▶ [Given request]:
Without the pictures, print the lines running from the beginning of the material to the line containing "import seaborn as sns", both ends included.

▶ [Provided data]:
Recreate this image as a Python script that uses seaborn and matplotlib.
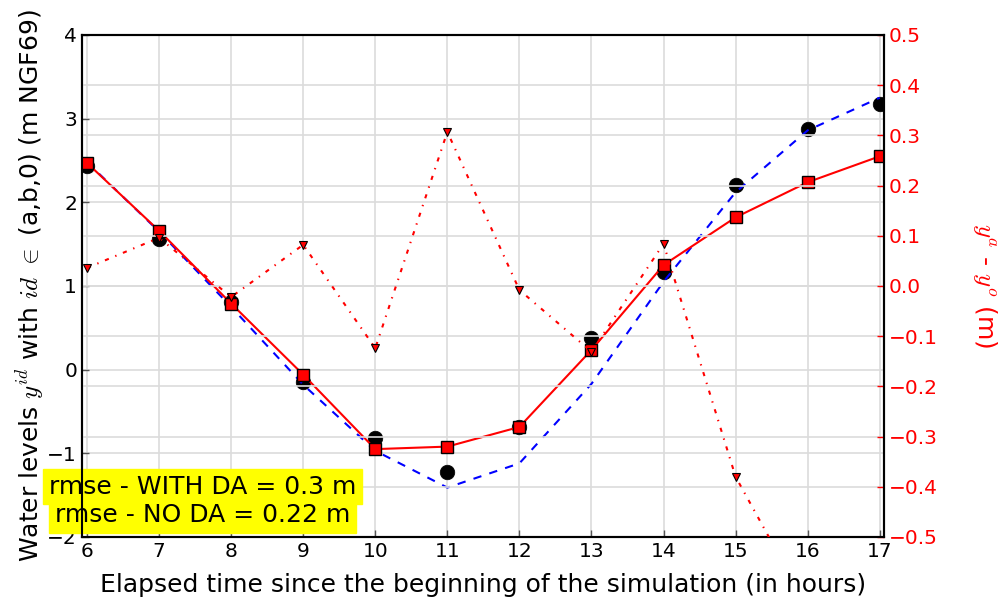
import numpy as np
import matplotlib
matplotlib.use("Agg")
import matplotlib.pyplot as plt
import seaborn as sns

# heures depuis le debut de la simulation
hours = [6, 7, 8, 9, 10, 11, 12, 13, 14, 15, 16, 17]
# observations (cercles noirs)
obs = [2.43, 1.56, 0.81, -0.15, -0.82, -1.22, -0.68, 0.38, 1.17, 2.21, 2.88, 3.18]
# simulation sans assimilation (tirets bleus)
no_da = [2.48, 1.65, 0.75, -0.18, -0.97, -1.41, -1.12, -0.17, 1.05, 2.12, 2.86, 3.25]
# simulation avec assimilation (carres rouges)
with_da = [2.47, 1.66, 0.79, -0.06, -0.95, -0.92, -0.685, 0.235, 1.25, 1.82, 2.24, 2.55]
# ecart y^a - y^o (axe de droite)
diff = [0.036, 0.096, -0.022, 0.082, -0.124, 0.307, -0.008, -0.131, 0.084, -0.38, -0.64, -0.70]

left_ticks = [-2, -1, 0, 1, 2, 3, 4]
right_ticks = [-0.5, -0.4, -0.3, -0.2, -0.1, 0.0, 0.1, 0.2, 0.3, 0.4, 0.5]

sns.set_style("whitegrid", {"axes.edgecolor": "black", "grid.color": "#dcdcdc",
                            "xtick.direction": "in", "ytick.direction": "in",
                            "text.color": "black", "axes.labelcolor": "black",
                            "xtick.color": "black", "ytick.color": "black"})
plt.rcParams['font.family'] = ['DejaVu Sans']
plt.rcParams['mathtext.fontset'] = 'cm'
plt.rcParams['lines.scale_dashes'] = False  # motifs de tirets "classic"

fig = plt.figure(figsize=(10.07, 6.03), dpi=100)
ax1 = fig.add_axes([0.0814, 0.1095, 0.7965, 0.8325])

sns.scatterplot(x=hours, y=obs, color="black", s=110, edgecolor="black", linewidth=0.5,
                ax=ax1, zorder=3)
sns.lineplot(x=hours, y=no_da, color="blue", linestyle=(0, (6, 6)), linewidth=1.5,
             ax=ax1, zorder=4)
sns.lineplot(x=hours, y=with_da, color="red", linewidth=1.5, marker="s", markersize=9,
             markerfacecolor="red", markeredgecolor="black", markeredgewidth=1.0,
             ax=ax1, zorder=5)

ax1.set_xlim(5.93, 17.06)
ax1.set_ylim(-2, 4)
ax1.set_xticks(hours)
ax1.set_yticks(left_ticks)
ax1.tick_params(labelsize=14.5, length=5, width=1, direction="in", color="#555555",
                labelcolor="black", bottom=True, left=True)
ax1.grid(True, color="#dcdcdc", linewidth=1.2)
ax1.set_xlabel("Elapsed time since the beginning of the simulation (in hours)", fontsize=18,
               labelpad=9)
ax1.set_ylabel(r"Water levels $y^{id}$ with $id$ $\in$ (a,b,0) (m NGF69)", fontsize=18,
               labelpad=0)
for sp in ax1.spines.values():
    sp.set_color("black")
    sp.set_linewidth(1.5)

ax2 = ax1.twinx()
sns.lineplot(x=hours, y=diff, color="red", linestyle=(0, (3, 5, 1, 5)), linewidth=1.5,
             marker="v", markersize=6, markerfacecolor="red", markeredgecolor="black",
             markeredgewidth=0.8, ax=ax2, zorder=3)
ax2.set_ylim(-0.5, 0.5)
ax2.set_yticks(right_ticks)
ax2.set_yticklabels([f"{t:.1f}".replace("-", "\u2212") for t in right_ticks])
ax2.tick_params(axis="y", labelsize=14.5, colors="red", length=5, width=1,
                direction="in", right=True)
ax2.grid(True, axis="y", color="#dcdcdc", linewidth=1.2)
ax2.set_ylabel(r"$y^a$ - $y^o$ (m)", color="red", fontsize=18, rotation=270, labelpad=44)
for sp in ax2.spines.values():
    sp.set_color("black")
    sp.set_linewidth(1.5)

# encadres rmse (au-dessus de la grille de droite, sous les bords)
ax2.text(7.6, -1.40, "rmse - WITH DA = 0.3 m", transform=ax1.transData, fontsize=18,
         ha="center", va="center", color="black", backgroundcolor="yellow", zorder=2)
ax2.text(7.6, -1.74, "rmse - NO DA = 0.22 m", transform=ax1.transData, fontsize=18,
         ha="center", va="center", color="black", backgroundcolor="yellow", zorder=2)

fig.savefig("out.png", dpi=100)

▶ [Task response]:
Recreate this image as a Python script that uses seaborn and matplotlib.
import numpy as np
import matplotlib
matplotlib.use("Agg")
import matplotlib.pyplot as plt
import seaborn as sns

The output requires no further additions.